Governor Kathy Hochul said at a Tuesday press conference that the number-one question she gets from press and parents alike is: When can we stop having the kids wear masks in schools?

“The key to doing that is getting them vaccinated,” said Hochul.

Several Guilderland board members said on Tuesday that the loss of learning was worse this year than last. Last year, before vaccinations were available for teachers and staff, entire classrooms would be quarantined and the teacher would instruct the children remotely.

This year, a handful of students are absent at one time from a classroom and then a different handful are quarantined with no option for remote learning.

Sabourin praised the way his sons’ teachers have gone above and beyond to help them keep up with their school work when quarantined but said, like other board members, it was unfair to teachers.

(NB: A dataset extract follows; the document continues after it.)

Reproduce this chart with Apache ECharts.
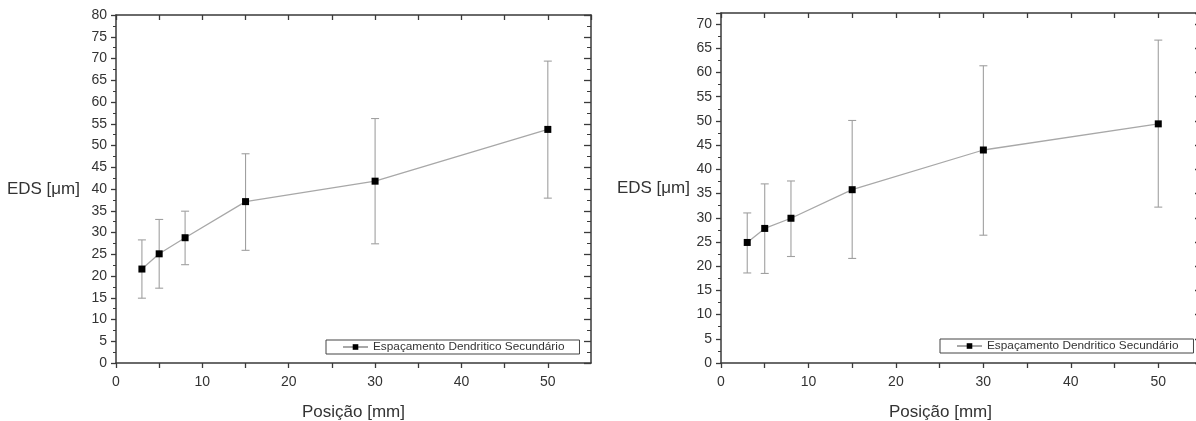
<!DOCTYPE html>
<html>
<head>
<meta charset="utf-8">
<script src="https://cdn.jsdelivr.net/npm/echarts@6/dist/echarts.min.js"></script>
<style>
html,body{margin:0;padding:0;background:#fff;}
#c{width:1196px;height:421px;}
</style>
</head>
<body>
<div id="c"></div>
<script>
// ---- data ----
const positions = [3, 5, 8, 15, 30, 50];
const leftMean  = [21.6, 25.1, 28.8, 37.1, 41.8, 53.7];
const leftUpper = [28.3, 33.0, 34.9, 48.1, 56.2, 69.4];
const leftLower = [14.9, 17.2, 22.6, 25.9, 27.4, 37.9];
const rightMean  = [24.9, 27.8, 29.9, 35.8, 44.0, 49.4];
const rightUpper = [31.0, 37.0, 37.6, 50.1, 61.4, 66.7];
const rightLower = [18.6, 18.5, 22.0, 21.6, 26.4, 32.2];
const seriesName = 'Espaçamento Dendritico Secundário';
const xTitle = 'Posição [mm]';
const yTitle = 'EDS [\u03bcm]';

// ---- styles ----
const FONT = 'Liberation Sans, Arial, sans-serif';
const AXC = '#3a3a3a';
const TXT = '#333';

function pts(xs, ys){ return xs.map((x,i)=>[x, ys[i]]); }
function errData(xs, lo, hi){ return xs.map((x,i)=>[x, lo[i], hi[i]]); }

function errSeries(xi, yi, data){
  return {
    type:'custom', xAxisIndex:xi, yAxisIndex:yi, data:data, z:1, silent:true,
    renderItem:function(params, api){
      const x = api.value(0);
      const top = api.coord([x, api.value(2)]);
      const bot = api.coord([x, api.value(1)]);
      const w = 4;
      const st = {stroke:'#a0a0a0', lineWidth:1.1};
      return {type:'group', children:[
        {type:'line', shape:{x1:top[0], y1:top[1], x2:bot[0], y2:bot[1]}, style:st},
        {type:'line', shape:{x1:top[0]-w, y1:top[1], x2:top[0]+w, y2:top[1]}, style:st},
        {type:'line', shape:{x1:bot[0]-w, y1:bot[1], x2:bot[0]+w, y2:bot[1]}, style:st}
      ]};
    }
  };
}
function lineSeries(xi, yi, data){
  return {
    type:'line', name:seriesName, xAxisIndex:xi, yAxisIndex:yi, data:data, z:3,
    symbol:'rect', symbolSize:7, showSymbol:true,
    itemStyle:{color:'#000'}, lineStyle:{color:'#a8a8a8', width:1.3},
    emphasis:{disabled:true}, animation:false
  };
}

function xBottom(grid, nameShift){
  return {
    type:'value', gridIndex:grid, position:'bottom', min:0, max:55, interval:5,
    axisLine:{show:true, onZero:false, lineStyle:{color:AXC, width:1.5}},
    axisTick:{show:true, inside:false, length:5, lineStyle:{color:AXC, width:1.3}},
    minorTick:{show:false},
    splitLine:{show:false},
    axisLabel:{color:TXT, fontFamily:FONT, fontSize:14, margin:12, showMaxLabel:false,
      formatter:function(v){ return (v % 10 === 0) ? String(v) : ''; }},
    name:xTitle, nameLocation:'middle', nameGap:41,
    nameTextStyle:{color:TXT, fontFamily:FONT, fontSize:17, padding:[0, nameShift, 0, 0]}
  };
}
function xTop(grid){
  return {
    type:'value', gridIndex:grid, position:'top', min:0, max:55, interval:5,
    axisLine:{show:true, onZero:false, lineStyle:{color:AXC, width:1.5}},
    axisTick:{show:true, inside:true, length:5, lineStyle:{color:AXC, width:1.3}},
    splitLine:{show:false}, axisLabel:{show:false}
  };
}
function yLeft(grid, max, gap){
  return {
    type:'value', gridIndex:grid, position:'left', min:0, max:max, interval:5,
    axisLine:{show:true, onZero:false, lineStyle:{color:AXC, width:1.5}},
    axisTick:{show:true, inside:false, length:5, lineStyle:{color:AXC, width:1.3}},
    minorTick:{show:true, splitNumber:2, length:3, lineStyle:{color:AXC, width:1}},
    splitLine:{show:false},
    axisLabel:{color:TXT, fontFamily:FONT, fontSize:14, margin:9, showMaxLabel:true,
      formatter:function(v){ return (v % 5 === 0) ? String(v) : ''; }},
    name:yTitle, nameLocation:'middle', nameRotate:0, nameGap:gap,
    nameTextStyle:{color:TXT, fontFamily:FONT, fontSize:17, padding:[6, 0, 0, 0]}
  };
}
function yRight(grid, max){
  return {
    type:'value', gridIndex:grid, position:'right', min:0, max:max, interval:5,
    axisLine:{show:true, onZero:false, lineStyle:{color:AXC, width:1.5}},
    axisTick:{show:true, inside:true, length:7, lineStyle:{color:AXC, width:1.3}},
    minorTick:{show:true, splitNumber:2, length:4, lineStyle:{color:AXC, width:1}},
    splitLine:{show:false}, axisLabel:{show:false}
  };
}
function legendAt(left, top){
  return {
    data:[seriesName], left:left, top:top, orient:'horizontal',
    borderColor:'#444', borderWidth:1, borderRadius:0, backgroundColor:'#fff',
    padding:[1, 15, 1, 16], itemWidth:25, itemHeight:7, itemGap:0,
    selectedMode:false,
    textStyle:{color:TXT, fontFamily:FONT, fontSize:11.8}
  };
}

const chart = echarts.init(document.getElementById('c'), null, {renderer:'canvas'});
chart.setOption({
  animation:false,
  backgroundColor:'#fff',
  grid:[
    {left:116, top:15, width:475, height:348, outerBoundsMode:'none', containLabel:false},
    {left:721, top:13, width:481, height:350, outerBoundsMode:'none', containLabel:false}
  ],
  xAxis:[xBottom(0, 0), xTop(0), xBottom(1, 42), xTop(1)],
  yAxis:[yLeft(0, 80, 36), yRight(0, 80), yLeft(1, 72.3, 31), yRight(1, 72.3)],
  legend:[legendAt(326, 340), legendAt(940, 339)],
  series:[
    errSeries(0, 0, errData(positions, leftLower, leftUpper)),
    lineSeries(0, 0, pts(positions, leftMean)),
    errSeries(2, 2, errData(positions, rightLower, rightUpper)),
    lineSeries(2, 2, pts(positions, rightMean))
  ]
});
</script>
</body>
</html>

He said some students have missed more school in the last month and a half, since the start of the school year, than they’ve been in school.

“This isn’t sustainable,” said board member Blanca Gonzalez-Parker. “It could cost people their jobs and it’s harming the kids because they’re not in the classroom and we’re not completely sure it’s necessary to quarantine children.”

 

Local school tallies

So far this school year, according to the state’s tracker, as of Friday night, Guilderland, with about 4,800 students, has had 118 confirmed cases of COVID-19 with the vast majority, 101, of students.

There were 30 cases at the high school, which includes district-wide workers like bus drivers as well; 22 at Farnsworth Middle School; 15 each at Guilderland, Lynnwood, Pine Bush, and Westmere elementary schools; and 6 at Altamont Elementary School.

Voorheesville, with about 1,200 students, has had 27 confirmed cases — 13 of students — with 2 at the high school, 7 at the middle school, and 18 at the elementary school.

Berne-Knox-Westerlo, with about 780 students, has had 35 confirmed cases — 25 of students — with 20 at the elementary school and 15 at the secondary school.